Recall how a derived category is
constructed: we start with an Abelian
category $A$, form the category
category of chain complexes $Com(A)$ with
terms in $A$. Next we can proceed in two
ways (see https://en.wikipedia.org/wiki/Derived_category#Definition):
-
Localize $Com(A)$ directly with respect
the quasi-isomorphisms (= morphisms
inducing isomorphisms between (co)homologies
of two chain complexes) -
Localize firstly $Com(A)$ with respect
homotopies in $Com(A)$ (call this new
homotopy category $K(A)$ ) and then localize
$K(A)$ as in 1 with respect quasi-isomorphisms.
We observe that this two construction
give the same category – call it the derived
category of $A$
$D(A)$ –
because homotopic maps are quasi-isomorphisms.

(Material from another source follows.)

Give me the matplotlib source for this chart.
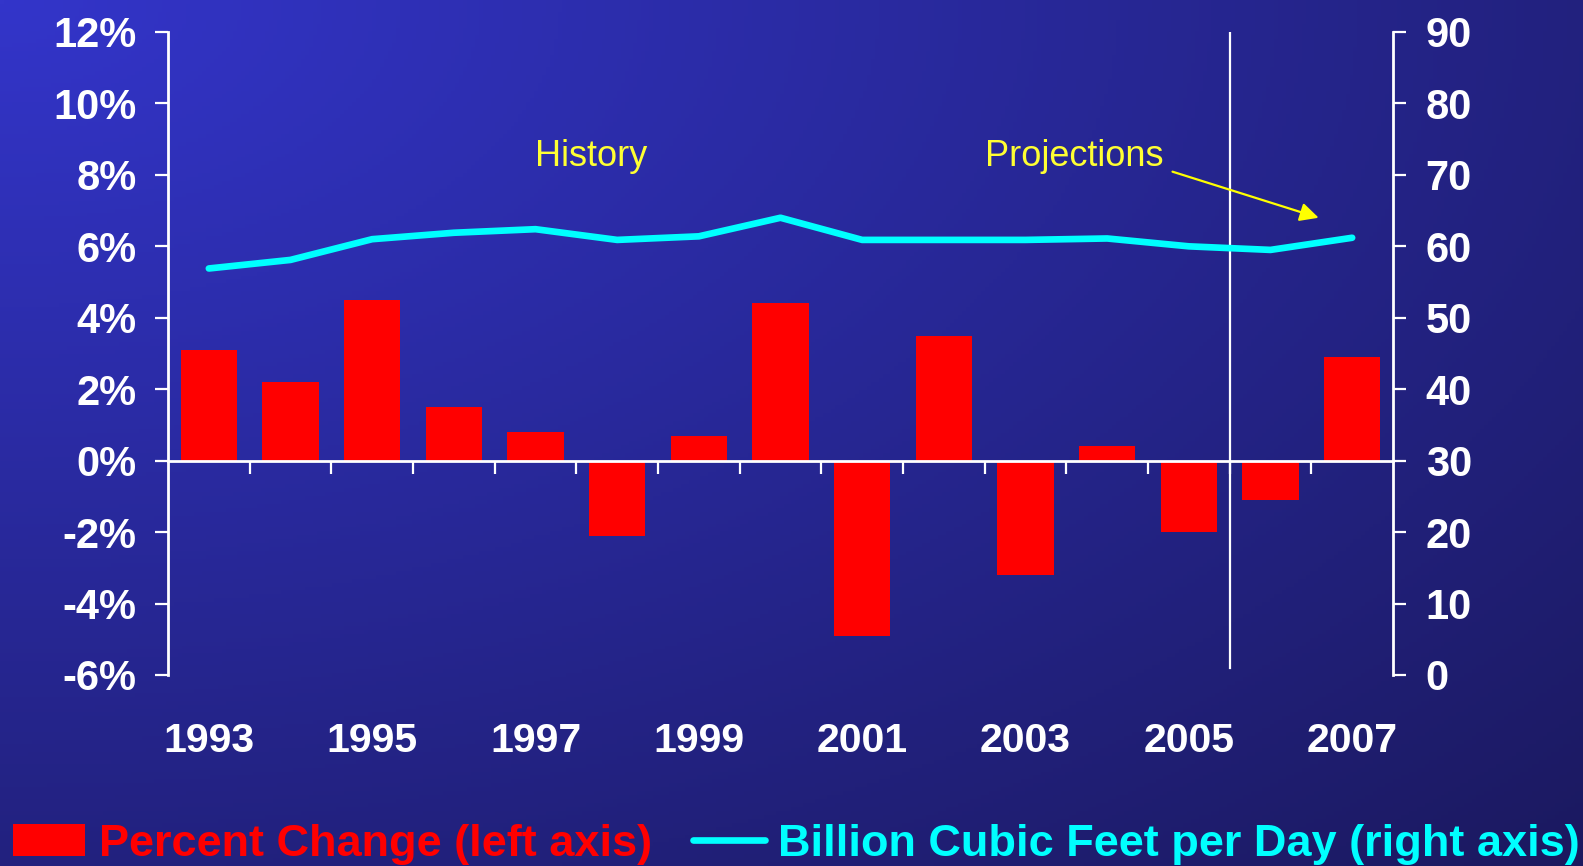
import numpy as np
import matplotlib
matplotlib.use("Agg")
import matplotlib.pyplot as plt
from matplotlib.patches import Patch
from matplotlib.lines import Line2D

years = list(range(1993, 2008))
pct_change = [3.1, 2.2, 4.5, 1.5, 0.8, -2.1, 0.7, 4.4, -4.9, 3.5, -3.2, 0.4, -2.0, -1.1, 2.9]
bcf_per_day = [56.9, 58.1, 61.0, 61.9, 62.4, 60.9, 61.4, 64.0, 60.9, 60.9, 60.9, 61.1, 60.0, 59.5, 61.2]
left_ticks = [-6, -4, -2, 0, 2, 4, 6, 8, 10, 12]
left_labels = [f"{v}%" for v in left_ticks]
right_ticks = [0, 10, 20, 30, 40, 50, 60, 70, 80, 90]
year_labels = [str(y) for y in years[::2]]
bar_label = "Percent Change (left axis)"
line_label = "Billion Cubic Feet per Day (right axis)"

plt.rcParams['font.family'] = ['Liberation Sans', 'DejaVu Sans']

W, H = 1583, 866
fig = plt.figure(figsize=(W / 100, H / 100), dpi=100)

# background gradient
bg = fig.add_axes([0, 0, 1, 1], zorder=-10)
gx, gy = np.meshgrid(np.linspace(0, 1, 400), np.linspace(0, 1, 220))
t = np.clip(np.sqrt((gx * 1.0) ** 2 + (gy * 1.0) ** 2) / np.sqrt(2), 0, 1)
c0 = np.array([51, 53, 202]) / 255
c1 = np.array([27, 25, 95]) / 255
img = c0[None, None, :] * (1 - t[..., None]) + c1[None, None, :] * t[..., None]
bg.imshow(img, aspect='auto', extent=[0, 1, 0, 1], origin='upper')
bg.axis('off')

ax = fig.add_axes([168 / W, (H - 675) / H, (1393 - 168) / W, (675 - 32) / H])
ax.set_facecolor('none')
x = np.arange(len(years))

bars = ax.bar(x, pct_change, width=0.69, color='#FF0000', zorder=2)
ax.set_xlim(-0.5, len(years) - 0.5)
ax.set_ylim(-6, 12)
ax.set_yticks(left_ticks)
ax.set_yticklabels(left_labels)

for s in ['top', 'right']:
    ax.spines[s].set_visible(False)
ax.spines['left'].set_color('white')
ax.spines['left'].set_linewidth(2)
ax.spines['bottom'].set_position(('data', 0))
ax.spines['bottom'].set_color('white')
ax.spines['bottom'].set_linewidth(2)
ax.tick_params(axis='y', colors='white', length=9.5, width=1.6, pad=13, labelsize=30)
for lab in ax.get_yticklabels():
    lab.set_fontweight('bold')
ax.set_xticks(np.arange(0.5, len(years) - 1, 1.0))
ax.tick_params(axis='x', colors='white', length=9.5, width=1.6, labelbottom=False)

# year labels on a secondary axis at the bottom
sec = ax.secondary_xaxis(0)
sec.set_xticks(x[::2])
sec.set_xticklabels(year_labels)
sec.spines['bottom'].set_visible(False)
sec.tick_params(axis='x', length=0, pad=34, labelsize=29.5, colors='white')
for lab in sec.get_xticklabels():
    lab.set_fontweight('bold')

ax2 = ax.twinx()
ax2.set_ylim(0, 90)
ax2.set_yticks(right_ticks)
for s in ['top', 'left', 'bottom']:
    ax2.spines[s].set_visible(False)
ax2.spines['right'].set_color('white')
ax2.spines['right'].set_linewidth(2)
ax2.tick_params(axis='y', colors='white', length=9.5, width=1.6, pad=14, labelsize=30)
for lab in ax2.get_yticklabels():
    lab.set_fontweight('bold')
line, = ax2.plot(x, bcf_per_day, color='#00FFFF', lw=4.8, solid_capstyle='round',
                 solid_joinstyle='round', zorder=3)

# history / projections divider
ax.plot([12.5, 12.5], [-5.8, 12], color='white', lw=1.6, zorder=1)

ax.text(4.68, 8.235, "History", color='#FFFF33', fontsize=26, ha='center', va='baseline')
ax.text(10.6, 8.235, "Projections", color='#FFFF33', fontsize=26, ha='center', va='baseline')
ax.annotate("", xy=(13.59, 6.8), xytext=(11.8, 8.09),
            arrowprops=dict(arrowstyle='-|>', color='#FFFF00', lw=1.6, mutation_scale=28,
                            shrinkA=0, shrinkB=0))

handles = [Patch(facecolor='#FF0000', edgecolor='none'),
           Line2D([0], [0], color='#00FFFF', lw=4.8, solid_capstyle='round')]
leg = fig.legend(handles, [bar_label, line_label], loc='lower left',
                 bbox_to_anchor=(13 / W, 1 / H), ncol=2, frameon=False,
                 prop={'weight': 'bold', 'size': 32.5}, handlelength=1.6,
                 handleheight=0.7, handletextpad=0.3, columnspacing=0.9, borderpad=0,
                 borderaxespad=0)
for txt, c in zip(leg.get_texts(), ['#FF0000', '#00FFFF']):
    txt.set_color(c)

fig.savefig("out.png", dpi=100)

Therefore $D(A)$ has intrinsical structure
of a homotopy category and I'm wondering
how it can be "forgotten" as suggested in
the statement above.
Back to my question: What is exactly in this context
the homotopy theory, which viewed only
as a triangulated category becomes our
derived category $D(A)$? The intermediate
category $K(A)$ from step 2?
It is known that there is a canonical way to endow
$D(R)$ with structure of a triangulated
category, and looking closely in the single steps of the construction one sees
that this construction exploits only the
homotopy structure of $D(R)$ – therefore already
$K(A)$ can be endowed with structure of a
triangulated category verbatim in the same way.
Is this $K(A)$ exactly the homotopy category
which is mentioned in the quoted text which
gives $D(R)$ if we regard it as triangulated
category "only". On the other hand which amount of structure of $K(A)$ gets
then really lost?
Best Answer
In general, if $(\mathcal C, W)$ is a category with weak equivalences, you can construct an $\infty$-category $L_W\mathcal C$ via simplicial localisation. In our case, the category with weak equivalences that we consider is $(\operatorname{Com}(\mathcal A), \mathrm{qiso.})$. The associated simplicial localisation is called the derived $\infty$-category of $\mathcal A$, and the homotopy category of this $\infty$-category is the ordinary derived category $\operatorname{D}(\mathcal A)$.